Bottom line, of course, is that if DC had the courage of their convictions, they'd start from scratch, and we wouldn't be trying to figure out what exists and what doesn't. Which is why the only series I'm stuck on is Earth 2, which is rebooting done right.
oddityangel: (Nervous)

[personal profile] oddityangel 2012-09-17 04:07 pm (UTC)(link)
I honestly don't think Tim has that great of name recognition beyond comic book/older fans, which is to say he's not recognizable to the public as a whole. Almost everyone who knows Batman knows he's Bruce Wayne, but I've rarely met a casual fan who can name a Robin (and if they can it's typically Dick). The person behind the Robin mask just isn't that important to most people.

And I do think the other four (five, if you count Carrie) occupy interesting niches that Tim does not.
jaybee3: Nguyen Lil Cass (Default)

[personal profile] jaybee3 2012-09-17 01:01 am (UTC)(link)
What they really should have done was just have 2 Robins for it to make sense - Dick who grew to be Nightwing and Damien who replaced him just a few years ago (new DCU time).
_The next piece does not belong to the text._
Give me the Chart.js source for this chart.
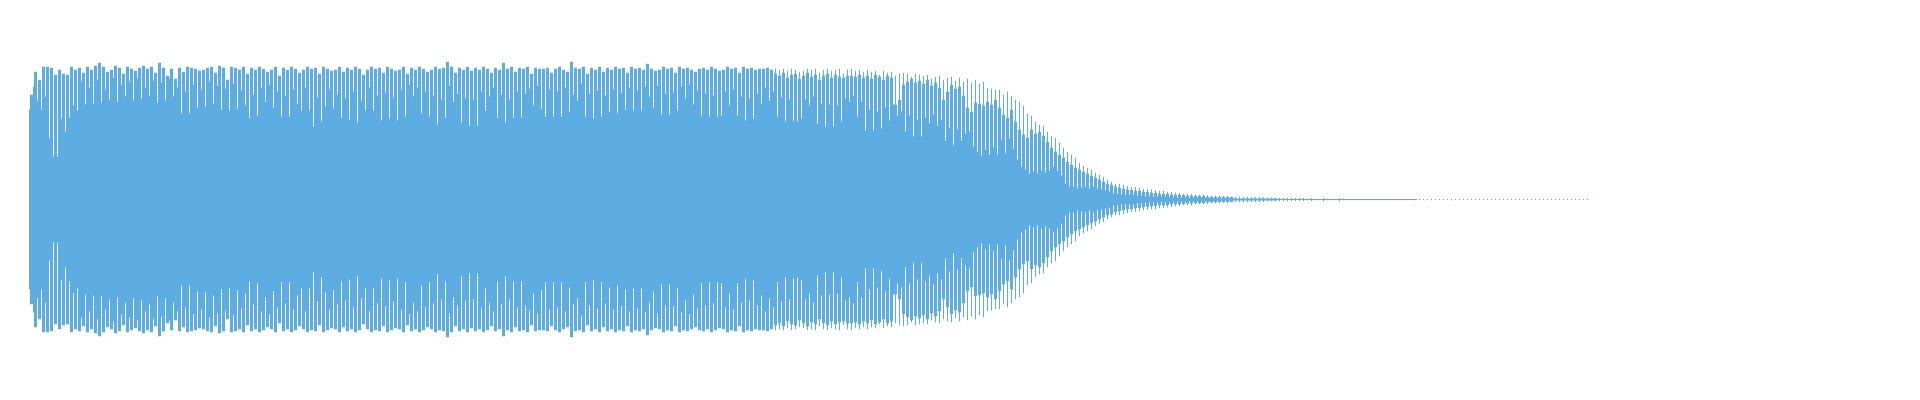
<!DOCTYPE html>
<html>
<head>
<meta charset="utf-8">
<script src="https://cdn.jsdelivr.net/npm/chart.js@4/dist/chart.umd.min.js"></script>
<style>
html,body{margin:0;padding:0;background:#fff;}
#wrap{width:1920px;height:400px;position:relative;}
</style>
</head>
<body>
<div id="wrap"><canvas id="c"></canvas></div>
<script>
// Peak amplitude of each sample bucket (symmetric about zero)
const outer = [
105,128,120,133,133,132,125,130,126,125,133,130,
132,127,133,130,134,137,133,128,130,134,132,126,133,131,129,132,134,131,133,127,
137,132,124,131,121,132,128,133,132,131,129,130,132,133,127,134,132,120,133,132,
130,133,126,132,130,133,131,128,130,133,124,132,130,133,131,127,130,133,131,132,
126,133,131,129,130,133,128,132,130,133,131,125,130,133,131,132,127,133,131,129,
130,133,126,132,130,133,131,128,130,133,131,132,138,133,127,132,130,133,129,132,
130,133,131,127,132,130,137,131,133,128,132,131,133,126,132,131,
131,132,127,131,133,130,128,138,132,131,133,126,132,130,133,128,132,130,133,131,
132,127,133,131,132,130,136,131,129,130,133,131,132,127,133,131,132,130,128,131,
132,130,133,131,129,130,133,131,132,127,133,131,132,130,131,131,132,130,131,130,131,129,
131,130,128,129,131,130,131,127,130,131,129,130,131,126,130,131,129,130,128,130,
128,129,125,129,127,128,124,126,127,126,123,126,125,124,125,121,123,124,120,122,123,119,122,118,121,117,
120,116,118,112,111,110,110,105,108,104,100,98,94,86,84,78,75,74,68,64,62,57,52,48,
45,42,37,34,32,30,27,25,23,20,18,16,15.5,14.5,13.5,13,12.5,12,11,10.5,10,9.5,9,8.5,8,7.5,7,6.5,6,5.5,
5.5,5,5,4.5,4.5,4,4,3.5,3.5,3.5,3,3,3,3,2.5,2.5,2.5,2.5,2.5,2,2,2,2,2,2,2,1.5,1.5,
1.5,1,1.5,1,1,1.5,1,1,1,1.5,1,1,1,1,1,1,1,1,1,1,1,1,1,1,1,1,1,1,1,
1,0.5,0.5,1,0.5,0.5,0.5,0.5,1,0.5,0.5,0.5,0.5,0.5,0.5,0.5,0.5,0.5,0.5,0.5,
0.5,0.5,0.5,0.5,0.5,0.5,0.5,0.5,0.5,0.5,0.5,0.5,0.5,0.5,0.5,0.5,0.5,0.5,0.5,0.5,0.5,0.5,0.5
];
// Medium-level amplitude in the decay part, from bucket MID_START on
const MID_START = 186;
const mid = [
126,124,127,122,125,126,121,124,127,123,125,120,124,126,122,125,123,122,124,
124,123,125,122,124,121,125,123,120,124,122,
94,100,
115,118,121,117,119,116,120,114,117,
112,100,108,115,111,113,
104,92,88,97,
96,94,98,95,
100,92,85,82,90,
78,70,65,62,
70,66,68,64,
58,52,48,45,42,
38,35,32,30,28,
26,24,22,20,18,
16,15,13,12,11,
10,9.5,9,8.5,8,7.5,7,
6.5,6,6,5.5,5,5,4.5,4.5,4,4,3.5,3.5,3.5,3,3,3,2.5,2.5,2.5,2.5
];
// Solid (inner) amplitude of each sample bucket
const inner = [
90,113,99,90,103,61,43,43,81,68,82,94,
89,118,95,112,96,120,97,110,100,122,98,115,103,118,99,121,101,112,104,119,
97,117,99,121,103,112,86,108,86,115,92,110,93,118,96,114,90,111,89,116,
91,109,94,82,105,84,112,98,115,92,108,83,104,83,110,96,89,112,89,73,
102,78,93,110,91,105,82,101,80,108,77,99,89,112,89,104,79,107,81,102,
79,110,83,115,103,112,86,108,83,104,75,100,82,114,98,106,77,101,74,100,
74,108,89,103,112,82,105,77,100,82,108,82,106,111,94,114,
91,83,110,83,108,83,112,88,105,99,116,83,106,81,109,83,104,88,110,86,
107,90,112,89,109,89,113,103,92,114,85,106,85,107,89,113,101,115,95,109,
84,106,83,104,83,84,108,94,110,84,103,79,101,81,106,96,112,99,108,83,102,78,
100,79,78,81,100,94,103,76,96,73,95,73,94,78,101,98,104,83,98,69,
90,69,88,71,92,79,95,84,88,68,84,63,80,63,82,76,85,74,80,59,72,54,70,59,66,68,
53,48,44,50,45,52,45,60,46,61,51,40,33,30,26,28,26,29,27,29,33,29,24,16,
13,13,11,12,13,11,13,11,10,9,8,6,5.5,5,4.5,4.5,4.5,3.5,3.5,3,3,3,3,2.5,2.5,2.5,2,2,2,2,
1.5,1.5,1.5,1.5,1.5,1.5,1.5,1,1,1,1,1,1,1,1,1,1,1,1,1,1,1,0.5,0.5,0.5,0.5,0.5,0.5,
0.5,0.5,0.5,0.5,0.5,0.5,0.5,0.5,0.5,0.5,0.5,0.5,0.5,0.5,0.5,0.5,0.5,0.5,0.5,0.5,0.5,0.5,0.5,0.5,0.5,0.5,0.5,0.5,0.5
];
const samples = outer.map((_, i) => i);

const BLUE = '#5DADE2';
const SLOT = 4, LEFT = 29;

const common = {
  backgroundColor: BLUE,
  grouped: false,
  barPercentage: 1,
  categoryPercentage: 1,
  inflateAmount: 0,
  borderSkipped: false
};

const midData = samples.map(i => {
  const k = i - MID_START;
  return (k >= 0 && k < mid.length) ? [-mid[k], mid[k]] : null;
});

new Chart(document.getElementById('c'), {
  type: 'bar',
  data: {
    labels: samples,
    datasets: [
      Object.assign({
        label: 'body',
        data: inner.map(v => [-v, v]),
        borderWidth: 0
      }, common),
      Object.assign({
        label: 'mid',
        data: midData,
        borderColor: '#ffffff',
        borderWidth: {left: 1, right: 0, top: 0, bottom: 0}
      }, common),
      Object.assign({
        label: 'peaks',
        data: outer.map(v => [-v, v]),
        borderColor: '#ffffff',
        borderWidth: ctx => ctx.dataIndex < MID_START
          ? {left: 1, right: 0, top: 0, bottom: 0}
          : {left: 2, right: 1, top: 0, bottom: 0}
      }, common)
    ]
  },
  options: {
    responsive: true,
    maintainAspectRatio: false,
    animation: false,
    events: [],
    layout: {
      padding: {left: LEFT, right: 1920 - LEFT - SLOT * samples.length, top: 40, bottom: 40}
    },
    plugins: {legend: {display: false}, tooltip: {enabled: false}},
    scales: {
      x: {display: false, grid: {display: false}},
      y: {display: false, min: -160.5, max: 159.5, grid: {display: false}}
    }
  }
});
</script>
</body>
</html>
It's their insistence on keeping Tim and Jason as Robins or even quasi-Red Robins (while pretending Stephanie and Cassandra don't exist- each of them already had non-Batgirl identities and wouldn't have been problematic to shoehorn back in) that's messed up the timeline.

They should have just started over from scratch like they did with Wonder Woman, Superman and Green Arrow. It would have been less problematic.
sistermagpie: Classic magpie (Default)

[personal profile] sistermagpie 2012-09-17 01:44 am (UTC)(link)
Yeah, the thing with Tim was he made perfect sense when he was Robin, the one who wasn't going to die like Jason or have conflicts with Dick and Bruce like Damian, the one who didn't want to do this forever but might anyway. But as an ex-Robin he's like a second middle child, the one without the defining rebellion.